For me, reading has always been more immersive than the movies, more sensual than food, and more emotionally raw than the deepest conversations. A book full of beautiful sentences and loveable characters has always had the ability to render me powerless. I don’t eat. I don’t sleep. I don’t talk. I just read. The real world is fuzzy while the book-world I’m living in is vibrant. I am the book and the book is me, and when I’m done it’s embedded chemically in my brain. Emerging back into the real world is a squinty and unwelcome hangover, coupled with guilt for stealing so much time away from real life obligations. Writing about these books is an attempt to retain that which I loved most about each and to bring lessons learned into my real life in a coherent way.
It wasn’t intentional, but I read three first books by journalists over the holidays. Fleishman Is in Trouble by Taffy Brodesser-Akner and Queenie by Candice Carty-Williams are novels, while Three Women by Lisa Taddeo is nonfiction, but reads like a novel with omniscient segues into character’s minds. As I settled into the third book, I was struck by the way each tackled intertwined issues of identity, sexuality, and desire from the perspective of women in relationships with men, positing sexual and professional relationships as power dynamics, where defiant women who had previously been playing “by the rules” made conscious decisions to break them.
While the collapse of societal norms is a safe plot device, in this case each book felt strangely prescient, for me personally, as a married, middle-aged professional in a male-dominated yet female-populated field and also as part of a larger movement of women. At the precipice of 2020, these books feel relevant, especially in a year when our cultural organizations desperately want to celebrate the 100th anniversary of women winning the right to vote while an accused rapist is president promoting anti-woman legislation across the country, within the larger context of a democracy that has never elected a woman president and shows little sign of doing so.

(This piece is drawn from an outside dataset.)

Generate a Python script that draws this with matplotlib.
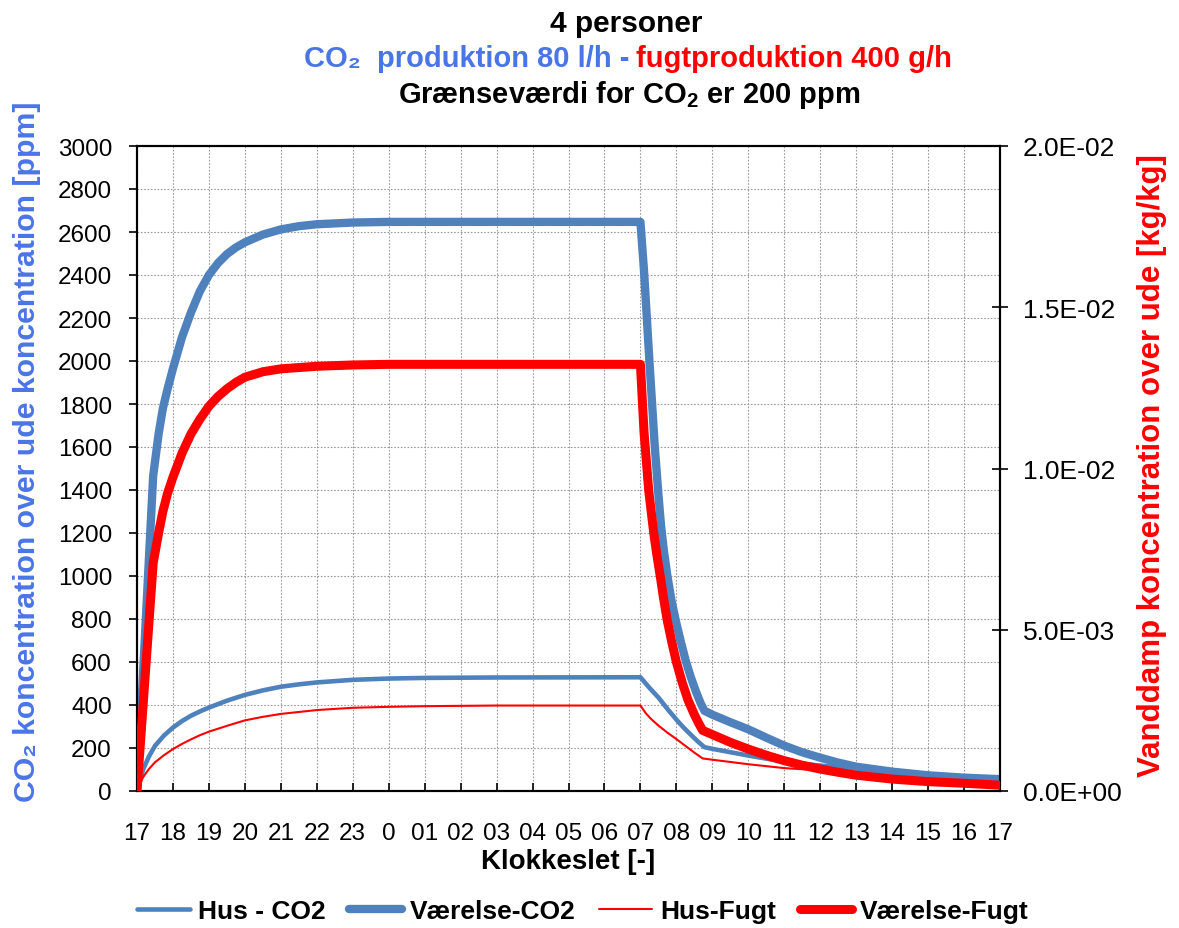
import numpy as np
import matplotlib
matplotlib.use('Agg')
import matplotlib.pyplot as plt
from matplotlib.ticker import FuncFormatter

plt.rcParams['font.family'] = ['Liberation Sans', 'DejaVu Sans']
plt.rcParams['mathtext.fontset'] = 'custom'
plt.rcParams['mathtext.rm'] = 'Liberation Sans'
plt.rcParams['mathtext.bf'] = 'Liberation Sans:bold'

# x axis: hours after 17:00
hour_labels = ['17', '18', '19', '20', '21', '22', '23', '0', '01', '02', '03', '04',
               '05', '06', '07', '08', '09', '10', '11', '12', '13', '14', '15', '16', '17']

# Hus - CO2 [ppm]
t_hus_co2 = [0, 0.17, 0.33, 0.5, 0.75, 1, 1.25, 1.5, 1.75, 2, 2.5, 3, 3.5, 4, 4.5, 5, 6, 7,
             8, 10, 14, 14.25, 14.5, 14.75, 15, 15.2, 15.4, 15.6, 15.78, 16, 17, 18, 19,
             20, 21, 22, 23, 24]
hus_co2 = [0, 100, 160, 210, 258, 295, 325, 350, 370, 388, 420, 447, 468, 485, 496, 505,
           517, 523, 526, 528, 529, 480, 435, 382, 332, 295, 262, 230, 204, 196, 165, 136,
           118, 104, 88, 72, 61, 54]

# Værelse-CO2 [ppm]
t_vaer_co2 = [0, 0.45, 0.6, 0.72, 0.85, 1.0, 1.25, 1.5, 1.75, 2, 2.25, 2.5, 2.75, 3, 3.5, 4,
              4.5, 5, 6, 7, 14, 14.1, 14.25, 14.4, 14.5, 14.57, 14.65, 14.75, 14.87, 15.0,
              15.13, 15.27, 15.4, 15.55, 15.67, 15.78, 16, 16.5, 17, 17.5, 18, 18.5, 19,
              19.5, 20, 21, 22, 23, 24]
vaer_co2 = [0, 1466, 1660, 1780, 1870, 1965, 2110, 2225, 2325, 2400, 2455, 2497, 2528, 2552,
            2588, 2612, 2627, 2636, 2644, 2647, 2647, 2420, 2000, 1600, 1380, 1240, 1120,
            1000, 880, 780, 690, 600, 530, 460, 410, 373, 355, 320, 287, 248, 211, 180, 155,
            132, 113, 90, 73, 62, 55]

# Hus-Fugt [kg/kg]
t_hus_fugt = [0, 0.17, 0.33, 0.5, 0.75, 1, 1.25, 1.5, 1.75, 2, 2.5, 3, 3.5, 4, 4.5, 5, 6, 7,
              8, 10, 14, 14.15, 14.3, 14.5, 14.75, 15, 15.25, 15.5, 15.73, 16, 17, 18, 19,
              20, 21, 22, 23, 24]
hus_fugt = [0, 0.00043, 0.00068, 0.00089, 0.00111, 0.00130, 0.00146, 0.00160, 0.00173,
            0.00184, 0.00202, 0.00219, 0.00230, 0.00239, 0.00245, 0.00251, 0.00258, 0.00261,
            0.00263, 0.00265, 0.00265, 0.00241, 0.00223, 0.00203, 0.00181, 0.00161,
            0.00140, 0.00119, 0.00101, 0.00097, 0.00083, 0.00071, 0.00064, 0.00049,
            0.00037, 0.00029, 0.00023, 0.00018]

# Værelse-Fugt [kg/kg]
t_vaer_fugt = [0, 0.45, 0.6, 0.72, 0.85, 1.0, 1.25, 1.5, 1.75, 2.0, 2.25, 2.5, 2.75, 3.0,
               3.5, 4.0, 4.5, 5.0, 6.0, 7.0, 14.0, 14.1, 14.23, 14.37, 14.46, 14.55, 14.64,
               14.74, 14.87, 15.0, 15.16, 15.32, 15.5, 15.62, 15.73, 16, 16.5, 17, 17.5, 18,
               18.5, 19, 19.5, 20, 21, 22, 23, 24]
vaer_fugt = [0, 0.00707, 0.00800, 0.00867, 0.00923, 0.00973, 0.01047, 0.01107, 0.01153,
             0.01193, 0.01223, 0.01247, 0.01267, 0.01283, 0.01300, 0.01309, 0.01313,
             0.01317, 0.01321, 0.01323, 0.01323, 0.01113, 0.00933, 0.00800, 0.00730,
             0.00667, 0.00600, 0.00533, 0.00463, 0.00400, 0.00337, 0.00283, 0.00237,
             0.00210, 0.00188, 0.00175, 0.00151, 0.00130, 0.00111, 0.00094, 0.00080,
             0.00068, 0.00058, 0.00049, 0.00037, 0.00029, 0.00024, 0.00018]

blue = '#4F81BD'
red = '#FF0000'
title_blue = '#4A75E6'

W, H = 1179, 929
fig = plt.figure(figsize=(W / 100, H / 100), dpi=100)
ax = fig.add_axes([137 / W, 1 - 792 / H, (1000 - 137) / W, (792 - 147) / H])
ax2 = ax.twinx()

kw = dict(solid_joinstyle='round', solid_capstyle='round')
l1, = ax.plot(t_hus_co2, hus_co2, color=blue, lw=3.3, label='Hus - CO2', zorder=3, **kw)
l2, = ax.plot(t_vaer_co2, vaer_co2, color=blue, lw=6, label='Værelse-CO2', zorder=4, **kw)
l3, = ax2.plot(t_hus_fugt, hus_fugt, color=red, lw=1.5, label='Hus-Fugt', zorder=3, **kw)
l4, = ax2.plot(t_vaer_fugt, vaer_fugt, color=red, lw=6.5, label='Værelse-Fugt', zorder=4, **kw)

ax.set_xlim(0, 24)
ax.set_ylim(0, 3000)
ax2.set_ylim(0, 0.02)

ax.set_xticks(range(25))
ax.set_xticklabels(hour_labels)
ax.set_yticks(range(0, 3001, 200))
ax2.set_yticks(np.arange(0, 0.0201, 0.005))
ax2.yaxis.set_major_formatter(FuncFormatter(lambda v, p: f'{v:.1E}'))

ax.grid(True, color='#9a9a9a', linestyle=(0, (1.5, 1.5)), lw=0.8)
ax.set_axisbelow(True)

ax.tick_params(axis='x', direction='in', length=6, width=1.2, pad=22, labelsize=17.5,
               top=False)
ax.tick_params(axis='y', direction='out', length=6, width=1.2, pad=12, labelsize=17.5,
               right=False)
ax2.tick_params(axis='y', direction='inout', length=11, width=1.2, pad=11, labelsize=19)

for a in (ax, ax2):
    for s in a.spines.values():
        s.set_linewidth(1.5)
        s.set_color('black')

# titles
fig.text(626 / W, 1 - 32 / H, '4 personer', ha='center', va='baseline',
         fontsize=21.5, fontweight='bold')
fig.text(629 / W, 1 - 67 / H, 'CO₂  produktion 80 l/h -', ha='right', va='baseline',
         fontsize=21, fontweight='bold', color=title_blue)
fig.text(636 / W, 1 - 67 / H, 'fugtproduktion 400 g/h', ha='left', va='baseline',
         fontsize=21, fontweight='bold', color=red)
fig.text(629 / W, 1 - 103 / H, r'Grænseværdi for CO$_\mathbf{2}$ er 200 ppm', ha='center',
         va='baseline', fontsize=21, fontweight='bold')

# axis labels
fig.text(27 / W, 1 - 452 / H, 'CO₂ koncentration over ude koncentration [ppm]',
         rotation=90, ha='center', va='center', fontsize=21.8, fontweight='bold',
         color=title_blue)
fig.text(1152 / W, 1 - 466 / H, 'Vanddamp koncentration over ude [kg/kg]',
         rotation=90, ha='center', va='center', fontsize=22.5, fontweight='bold', color=red)
fig.text(568 / W, 1 - 862 / H, 'Klokkeslet [-]', ha='center', va='center',
         fontsize=20, fontweight='bold')

fig.legend([l1, l2, l3, l4], [l.get_label() for l in (l1, l2, l3, l4)],
           loc='center', bbox_to_anchor=(583 / W, 1 - 912 / H), ncol=4, frameon=False,
           prop={'size': 19, 'weight': 'bold'}, handlelength=2.0, handletextpad=0.3,
           columnspacing=0.9)

fig.savefig('out.png', dpi=100)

There are so many mixed messages for women in an era where we are legally guaranteed equal treatment, while societal norms typically produce a completely different result. These books were each emotionally resonant and heartbreaking, featuring female protagonists suffocating under the unrealistic expectations that partners, lovers, family, friends, and society reserve for women. In many cases, the reader exists inside the minds of women standing their ground and learning how to fight back, after a lifetime of victimhood, experiencing violent pushback, and the anger comes from being told we simply don’t count as much as men do.
All three books subtly presented modern society as vicious and misogynistic multi-layered constructions where women are punished for stepping even a little bit outside of prescribed boundaries created to keep men comfortable. But, rather than being depressing, this admission was refreshing and even hopeful, like ripping off a Band-Aid and allowing a festering wound some much-needed air.